Jackson Sihombing, Ketua Umum Dewan Pimpinan Nasional PETIR, melalui Divisi Humas, Rahmayudi, mengatakan bahwa lahan kelapa sawit yang dimiliki PT APSL di Desa Putat, Desa Bonai, dan Desa Kasang Padang, Kabupaten Rokan Hulu, terletak di kawasan hutan produksi tetap (HP).

Menurutnya, PT APSL tidak memiliki Izin Usaha Pemanfaatan Kawasan Hutan dari Kementerian Lingkungan Hidup dan Kehutanan (KLHK) dan juga tidak mengantongi pelepasan status kawasan hutan.

"PT APSL memiliki kebun sawit seluas 5.783 hektare dan sejak awal berdiri diduga tidak memiliki izin yang diperlukan dari kementerian," ujar Rahmayudi.

Ia menambahkan, berdasarkan penyelidikan, kebun tersebut belum memenuhi mekanisme perizinan sesuai Undang-Undang Cipta Kerja Pasal 110B.

Menurut peraturan pemerintah yang berlaku, perusahaan yang beroperasi di kawasan hutan, wajib membayar Penerimaan Negara Bukan Pajak (PNBP) sebesar Rp 1,6 juta per hektare per tahun.
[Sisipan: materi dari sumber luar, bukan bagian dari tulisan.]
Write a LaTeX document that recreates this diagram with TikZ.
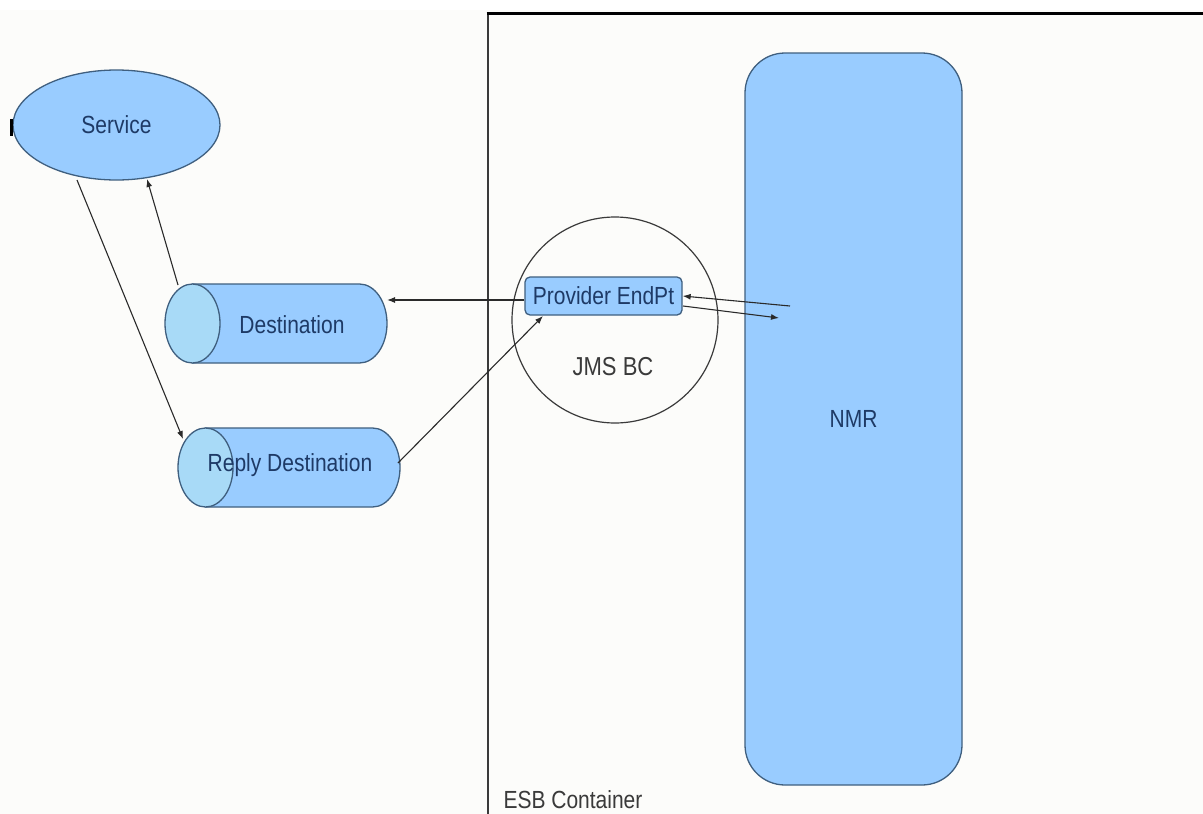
\documentclass[tikz,border=0pt]{standalone}
\usepackage{fontspec}
\setmainfont{Liberation Sans}
\usetikzlibrary{shapes.geometric,arrows.meta}
\definecolor{bg}{HTML}{FCFCFA}
\definecolor{boxfill}{HTML}{99CCFF}
\definecolor{capfill}{HTML}{A8DAF7}
\definecolor{edge}{HTML}{3F5F7F}
\definecolor{navy}{HTML}{1E3A66}
\definecolor{wire}{HTML}{2A2A2A}
\definecolor{graytxt}{HTML}{3A3A3A}
\newcommand{\tallt}[1]{\scalebox{1}[1.18]{#1}}
\tikzset{
  lbl/.style={font=\fontsize{21}{25}\selectfont, text=navy},
  bluebox/.style={draw=edge, fill=boxfill, line width=1.3pt},
  flow/.style={draw=wire, line width=1.1pt, -{Latex[length=8pt,width=6pt]}},
  tube/.pic={
    \path[fill=boxfill, draw=edge, line width=1.3pt]
      (-83.5,-39.5) -- (83.5,-39.5)
      arc[start angle=90, end angle=-90, x radius=27.5pt, y radius=39.5pt]
      -- (-83.5,39.5) -- cycle;
    \path[fill=capfill, draw=edge, line width=1.3pt]
      (-83.5,0) ellipse[x radius=27.5pt, y radius=39.5pt];
  },
}
\begin{document}
\begin{tikzpicture}[x=1pt,y=-1pt]
\useasboundingbox (0,0) rectangle (1203,814);
\fill[bg] (0,10) rectangle (1203,814);
% ESB container
\draw[draw=graytxt, line width=1.6pt] (488,13) -- (488,814);
\draw[black, line width=3pt] (486.5,13) -- (1203,13);
\node[anchor=base west, font=\fontsize{21}{25}\selectfont, text=graytxt] (esb) at (500,808) {\tallt{ESB Container}};
% NMR
\node[bluebox, rounded corners=40pt, minimum width=217pt, minimum height=732pt, lbl] (nmr) at (853.5,419) {\tallt{NMR}};
% JMS BC
\node[circle, draw=graytxt, line width=1.2pt, minimum size=206pt] (jms) at (615,320) {};
\node[font=\fontsize{22}{26}\selectfont, text=graytxt] (jmslbl) at (613,367) {\tallt{JMS BC}};
\node[bluebox, rounded corners=5pt, minimum width=157pt, minimum height=38pt, inner sep=0pt, lbl] (ep) at (603.5,296) {\tallt{Provider EndPt}};
% Service
\node[ellipse, bluebox, minimum width=207pt, minimum height=110pt, lbl] (svc) at (116.5,125) {\tallt{Service}};
\draw[black, line width=3pt] (11.5,119) -- (11.5,136);
% Destinations
\pic at (276,323.5) {tube};
\node[lbl] (dest) at (292,325) {\tallt{Destination}};
\pic at (289,467.5) {tube};
\node[lbl] (reply) at (290,465) {\tallt{Reply Destination}};
% connectors
\coordinate (n1) at (790,306);
\coordinate (n2) at (779,318);
\coordinate (ep2) at (683,306);
\coordinate (ep3) at (543,316);
\coordinate (destE) at (387,300);
\coordinate (destN) at (178,285);
\coordinate (svcS1) at (147,179);
\coordinate (svcS2) at (77,180);
\coordinate (replyW) at (183,439);
\coordinate (replyE) at (398,463);
\draw[flow] (ep.west |- destE) -- (destE);
\draw[flow] (destN) -- (svcS1);
\draw[flow] (svcS2) -- (replyW);
\draw[flow] (replyE) -- (ep3);
\draw[flow] (n1) -- (ep.east);
\draw[flow] (ep2) -- (n2);
\end{tikzpicture}
\end{document}
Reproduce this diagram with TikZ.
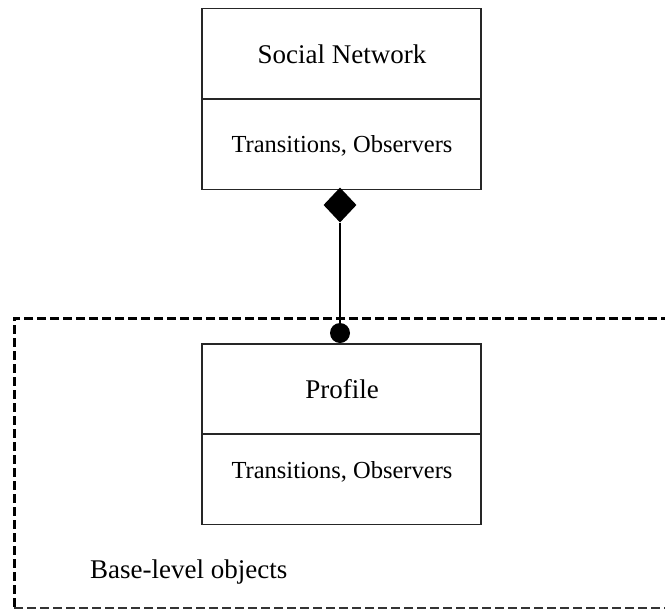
\documentclass[tikz,border=0pt]{standalone}
\usepackage{fontspec}
\setmainfont{Liberation Serif}
\usetikzlibrary{shapes.geometric}
\begin{document}
\begin{tikzpicture}[x=1pt,y=-1pt,
  compart/.style={draw=black!85,line width=1.8pt,minimum width=279pt,minimum height=90.5pt,inner sep=0pt,anchor=north},
  titletext/.style={font=\fontsize{27}{30}\selectfont},
  opstext/.style={font=\fontsize{24.5}{28}\selectfont},
  frame/.style={dash pattern=on 9pt off 4pt,line width=3pt},
  framethin/.style={dash pattern=on 9pt off 4pt,line width=1.6pt,draw=black!80}]
\clip (0,0) rectangle (665,611);
\fill[white] (0,0) rectangle (665,611);
% base-level frame
\draw[frame] (670,318) -- (14,318) -- (14,608);
\draw[framethin] (14,608) -- (670,608);
% Social Network class
\node[compart] (snname) at (341.5,7.5) {};
\node[compart] (snops) at (341.5,98) {};
\node[titletext] (snt) at (342,54) {Social Network};
\node[opstext] (sno) at (342,146) {Transitions, Observers};
% Profile class
\node[compart] (prname) at (341.5,343) {};
\node[compart] (props) at (341.5,433) {};
\node[titletext] (prt) at (342,389) {Profile};
\node[opstext] (pro) at (342,472) {Transitions, Observers};
% composition
\node[diamond,fill,inner sep=0pt,minimum width=33pt,minimum height=35pt] (dia) at (340,205) {};
\node[circle,fill,inner sep=0pt,minimum size=20pt] (dot) at (340,333) {};
\draw[line width=2.4pt] (dia.south) -- (dot.center);
% label
\node[titletext,anchor=base west,inner sep=0pt] (base) at (90,578) {Base-level objects};
\end{tikzpicture}
\end{document}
Dalam hal ini, PT APSL juga dituding melanggar Peraturan Pemerintah No. 24 terkait sanksi administratif.

SK.661/MENLHK/SETJEN/KUM, yang mengatur tarif penerimaan negara, juga menjadi dasar perhitungan denda yang harus dibayarkan oleh PT APSL. Kebun kelapa sawit PT APSL, yang sudah berumur 12 tahun, diduga sangat merugikan negara dari sisi Provisi Sumber Daya Hutan (PSDH) yang merupakan pungutan pengganti nilai intrinsik dari hasil hutan negara.

"Perusahaan ini tidak hanya menimbulkan kerugian finansial bagi negara, tetapi juga berpotensi terkait dengan tindak pidana pencucian uang. Jumlah kerugian yang kami hitung mencapai Rp 203.565.136.000. Dalam waktu dekat, kami akan melaporkan kasus ini ke Kejagung," tegas Rahmayudi.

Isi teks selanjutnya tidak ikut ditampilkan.